Sulong Pilipinas has, since 2016, evolved into a series of sector-specific forums, such as youth-focused workshop held last month at the University of Sto. Tomas (UST) in Manila.

Dominguez said actionable recommendations from previous Sulong forums have started yielding tangible results, as shown by the significant decline in poverty incidence from 23.3 percent in 2015. to 16.6 percent in 2018, or 5.9 million Filipinos lifted out of poverty in three years, which is close to the government’s 6 million target by 2022.

However, Dominguez said “the stagnant productivity and anemic performance of agriculture” remains “a structural source of poverty.”

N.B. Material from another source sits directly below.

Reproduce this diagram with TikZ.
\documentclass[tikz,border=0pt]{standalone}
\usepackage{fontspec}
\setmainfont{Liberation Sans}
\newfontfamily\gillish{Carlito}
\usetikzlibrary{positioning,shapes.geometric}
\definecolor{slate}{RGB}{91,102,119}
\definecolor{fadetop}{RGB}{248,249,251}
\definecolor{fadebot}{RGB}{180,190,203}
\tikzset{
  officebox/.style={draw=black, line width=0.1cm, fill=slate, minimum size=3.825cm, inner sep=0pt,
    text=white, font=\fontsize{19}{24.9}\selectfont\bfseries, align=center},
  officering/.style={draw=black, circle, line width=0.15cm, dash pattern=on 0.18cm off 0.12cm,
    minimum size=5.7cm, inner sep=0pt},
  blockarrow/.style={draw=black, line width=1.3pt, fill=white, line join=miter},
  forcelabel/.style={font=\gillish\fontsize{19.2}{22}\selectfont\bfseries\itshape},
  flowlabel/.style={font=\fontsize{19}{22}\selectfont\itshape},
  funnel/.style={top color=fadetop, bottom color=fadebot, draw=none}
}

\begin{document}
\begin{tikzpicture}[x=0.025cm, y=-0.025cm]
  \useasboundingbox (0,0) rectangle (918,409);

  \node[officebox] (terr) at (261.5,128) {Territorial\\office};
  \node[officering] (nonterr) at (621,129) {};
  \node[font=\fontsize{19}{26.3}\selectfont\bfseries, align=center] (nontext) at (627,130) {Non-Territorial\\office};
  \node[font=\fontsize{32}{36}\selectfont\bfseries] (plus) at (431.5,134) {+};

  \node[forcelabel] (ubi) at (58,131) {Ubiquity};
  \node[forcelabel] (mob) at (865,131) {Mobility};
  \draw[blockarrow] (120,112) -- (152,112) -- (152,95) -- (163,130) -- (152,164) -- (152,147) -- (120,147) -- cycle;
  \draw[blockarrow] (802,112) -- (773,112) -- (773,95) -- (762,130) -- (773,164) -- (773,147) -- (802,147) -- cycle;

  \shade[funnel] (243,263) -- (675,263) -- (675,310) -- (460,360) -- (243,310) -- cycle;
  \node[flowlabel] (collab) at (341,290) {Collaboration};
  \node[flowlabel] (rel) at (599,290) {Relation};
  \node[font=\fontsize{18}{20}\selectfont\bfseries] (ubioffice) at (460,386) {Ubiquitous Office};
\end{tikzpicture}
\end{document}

He pointed out that for the past 10 years, the agriculture sector grew at an average of only 1.1 percent. In 2018, despite the higher overall GDP growth of 6.2 percent, agriculture grew at only 0.9 percent. If it had grown by 2 percent, overall economic growth would have been at least 0.1 percentage point higher at 6.3 percent, Dominguez said.

The third-quarter results this year are more encouraging, with the farm sector growing 3.1 percent, or a significant turnaround from the 0.03 percent contraction recorded in the same period last year.

Dominguez said the agriculture sector needs to grow by a least 2 percent each year to keep ahead of the country’s annual population growth of around 1.7 percent.

“Clearly, there is much growth potential in our agriculture that requires policy support. Enhancing the growth of this sector is like waking up a sleeping giant that will help us make larger strides in our overall economic growth,” he said.

“Now is the perfect time to plant the seeds that our children and grandchildren will reap in the years to come,” he added.